Horace Silver Quintet – « Song for my father »

Sorti en 1964, l’album « Song for my father » est composé de morceaux au rythme sautillant et aux harmonies assez complexes, mais qui sont adoucies par le fait qu’Horace Silver venait de faire un séjour de trois mois au Brésil, durant lequel il avait été fortement marqué par la bossa nova. On y trouve donc des thèmes et des motifs musicaux qui paraissent un peu « exotiques » par rapport aux albums des stars du jazz de l’époque telles que Miles Davis ou John Coltrane.

C’est particulièrement le cas sur le morceau que je choisis de présenter ce soir.

Si « Song For My Father » (la chanson) sonne un peu comme un cross-over musical, c’est aussi parce que comme son titre l’indique, c’est un hommage rendu par Horace Silver à son père, John Tavares Silver (l’homme au chapeau sur la pochette de l’album). Or celui-ci était d’origine portugaise, et il lui faisait beaucoup écouter de musique traditionnelle cap-verdienne durant son enfance (clin d’oeil à toi Gzav).

Pour deux raisons donc (un voyage au Brésil, et un retour aux sources familiales), la musique de ce morceau est rythmée, chaloupée, dansante, joyeuse (elle me donne envie de danser sur Copa Cabana en compagnie de jolies brésiliennes en string), mais aussi légèrement mélancolique et même plaintive, comme souvent dans la musique cap-verdienne – d’ailleurs le thème est exposé à la trompette et au saxophone en mode mineur.

Ce que j’aime aussi dans ce morceau, c’est que c’est une musique qui, contrairement au be-bop de Charlie Parker, n’est pas difficile à écouter et à apprécier, bien au contraire. Horace Silver dira plus tard: « J’ai toujours essayé d’écrire des thèmes faciles à écouter, faciles à jouer » . Ici le contrat est rempli, bien que le morceau ne soit pas du tout superficiel (cf. le somptueux solo de Joe Henderson au sax tenor). J’aime beaucoup cette simplicité et cette élégance tranquille.

Et puis il y a ce titre, « Song For My Father » , qui en fait un morceau à partager un jour de fête des pères.

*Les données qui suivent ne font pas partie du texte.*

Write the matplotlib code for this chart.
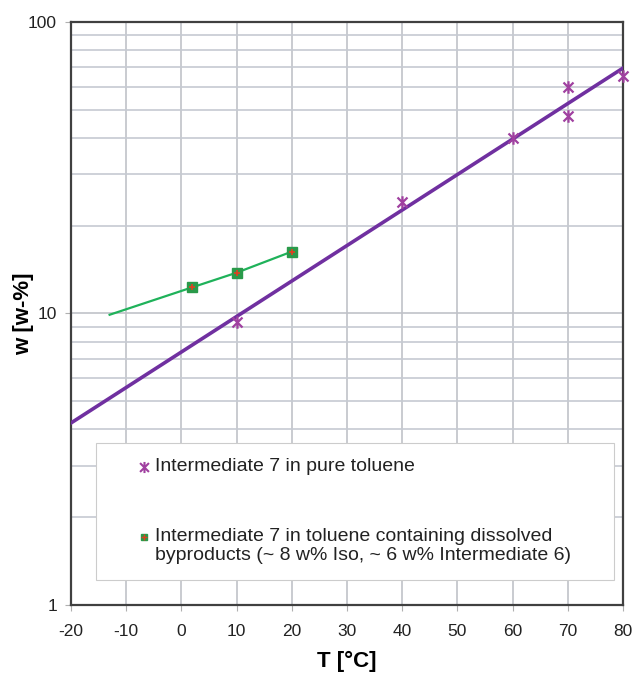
import numpy as np
import matplotlib
matplotlib.use('Agg')
import matplotlib.pyplot as plt
from matplotlib.path import Path
from matplotlib.patches import Rectangle
from matplotlib.ticker import LogLocator, NullFormatter, FixedLocator

plt.rcParams['font.family'] = ['Liberation Sans', 'DejaVu Sans']
plt.rcParams['axes.unicode_minus'] = False

#pure toluene measurements
pure_T = [10, 40, 60, 70, 70, 80]
pure_w = [9.35, 24.1, 40.0, 59.8, 47.6, 65.3]

#toluene with byproducts
byp_T = [2, 10, 20]
byp_w = [12.3, 13.8, 16.3]
#green curve incl. extrapolated start
byp_line_T = [-13, 2, 10, 20]
byp_line_w = [9.9, 12.3, 13.8, 16.3]

x_ticks = [-20, -10, 0, 10, 20, 30, 40, 50, 60, 70, 80]
labels = ['Intermediate 7 in pure toluene',
          'Intermediate 7 in toluene containing dissolved\nbyproducts (~ 8 w% Iso, ~ 6 w% Intermediate 6)']

#star marker (x with vertical bar) like excel
star = Path([(-1, -1), (1, 1), (-1, 1), (1, -1), (0, -1.25), (0, 1.25)],
            [Path.MOVETO, Path.LINETO, Path.MOVETO, Path.LINETO, Path.MOVETO, Path.LINETO])

fig = plt.figure(figsize=(6.35, 6.74), dpi=100)
ax = fig.add_axes([0.1118, 0.1024, 0.8692, 0.865])

ax.set_yscale('log')
ax.set_xlim(-20, 80)
ax.set_ylim(1, 100)

#grid
ax.set_xticks(x_ticks)
ax.yaxis.set_major_locator(FixedLocator([1, 10, 100]))
ax.yaxis.set_minor_locator(LogLocator(base=10, subs=np.arange(2, 10)))
ax.yaxis.set_minor_formatter(NullFormatter())
ax.set_yticklabels(['1', '10', '100'])
ax.grid(True, which='major', color='#c0c2c8', lw=1.2)
ax.grid(True, which='minor', axis='y', color='#c6cad2', lw=1.2)
ax.set_axisbelow(True)

#trend line for pure toluene (exponential fit like excel)
coef = np.polyfit(pure_T, np.log10(pure_w), 1)
fit_T = np.array([-20, 80])
ax.plot(fit_T, 10 ** np.polyval(coef, fit_T), color='#7030a0', lw=2.6, zorder=3)

ax.plot(byp_line_T, byp_line_w, color='#1fb25a', lw=1.6, zorder=3)

ax.plot(pure_T, pure_w, ls='none', marker=star, ms=9, mew=1.6,
        mec='#a040a0', mfc='none', zorder=4, clip_on=False)
ax.plot(byp_T, byp_w, ls='none', marker='s', ms=6.5, mfc='#2a9a4a',
        mec='#2a9a4a', zorder=4)
ax.plot(byp_T, byp_w, ls='none', marker='+', ms=5, mew=1.2,
        mec='#e04020', zorder=5)

#axes styling
for s in ax.spines.values():
    s.set_color('#404040')
    s.set_linewidth(1.6)
ax.tick_params(axis='both', which='major', labelsize=12.5, length=4,
               color='#b0b0b0', labelcolor='#222222')
ax.tick_params(axis='x', pad=10)
ax.tick_params(axis='y', pad=6)
ax.tick_params(axis='y', which='minor', length=0)

ax.set_ylabel('w [w-%]', fontsize=16, fontweight='bold')
ax.yaxis.set_label_coords(-0.067, 0.5)
ax.set_xlabel('T [°C]', fontsize=16, fontweight='bold')
ax.xaxis.set_label_coords(0.5, -0.078)

#legend box drawn by hand to match spacing
ax.add_patch(Rectangle((0.045, 0.043), 0.939, 0.235, transform=ax.transAxes,
                       facecolor='white', edgecolor='#cccccc', lw=0.8, zorder=6))
ax.plot([0.132], [0.237], transform=ax.transAxes, ls='none', marker=star, ms=8,
        mew=1.5, mec='#a040a0', mfc='none', zorder=7, clip_on=False)
ax.plot([0.132], [0.117], transform=ax.transAxes, ls='none', marker='s', ms=5,
        mfc='#2a9a4a', mec='#2a9a4a', zorder=7, clip_on=False)
ax.plot([0.132], [0.117], transform=ax.transAxes, ls='none', marker='+', ms=4,
        mew=1, mec='#e04020', zorder=8, clip_on=False)
ax.text(0.152, 0.237, labels[0], transform=ax.transAxes, fontsize=14,
        va='center', ha='left', color='#222222', zorder=8)
ax.text(0.152, 0.101, labels[1], transform=ax.transAxes, fontsize=14,
        va='center', ha='left', color='#222222', linespacing=1.15, zorder=8)

fig.savefig('out.png', dpi=100)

Le mien, de père, n’a pas forcément été très heureux durant sa vie, je crois. Il n’a pas toujours su se faire aimer, ce qui l’a rendu encore plus malheureux, surtout ces dernières années. Peut-être que j’interprète à tort? J’espère vraiment que je me trompe. En tous cas je l’ai si souvent vu caché derrière une cuirasse de devoir, de service aux autres (le travail, les responsabilités associatives, un mandat d’élu local), de joutes intellectuelles, de restriction des émotions… Il ne nous a quasiment jamais, mes frères et moi, ouvert sur son monde intérieur: nous savons parfaitement ce qu’il pense, quelles sont ses opinions et ses convictions, mais quant à ce qu’il aime, ce qui le touche et le fait vibrer, quelles sont ses grandes fiertés, quels sont les regrets et les chagrins secrets de son existence, ce qu’il a rêvé de faire et qu’il n’a pas pu atteindre, ce qu’il voudrait faire s’il avait une deuxième vie devant lui, tout cela reste toujours pour nous un grand mystère. Le sien, de père, était exigeant, et pas du tout démonstratif concernant son affection, et bien sûr cela n’aide pas à exprimer la sienne et à se montrer vulnérable de façon libre et authentique…

Cette description, je sais que beaucoup d’amis pourraient la reprendre à peu près à leur compte à propos de leur propre père, à leur grand regret. Dans la longue chaîne qui va des pères aux fils, et ainsi de suite, que de malentendus, que de frustrations, que de chagrins…

Mais il n’est jamais trop tard pour corriger le tir, et des nouveaux départs sont possibles – j’en ai eu récemment une très belle preuve.

À tous les pères corsetés et embastillés de l’intérieur, je souhaite de s’ouvrir et de s’apaiser, enfin.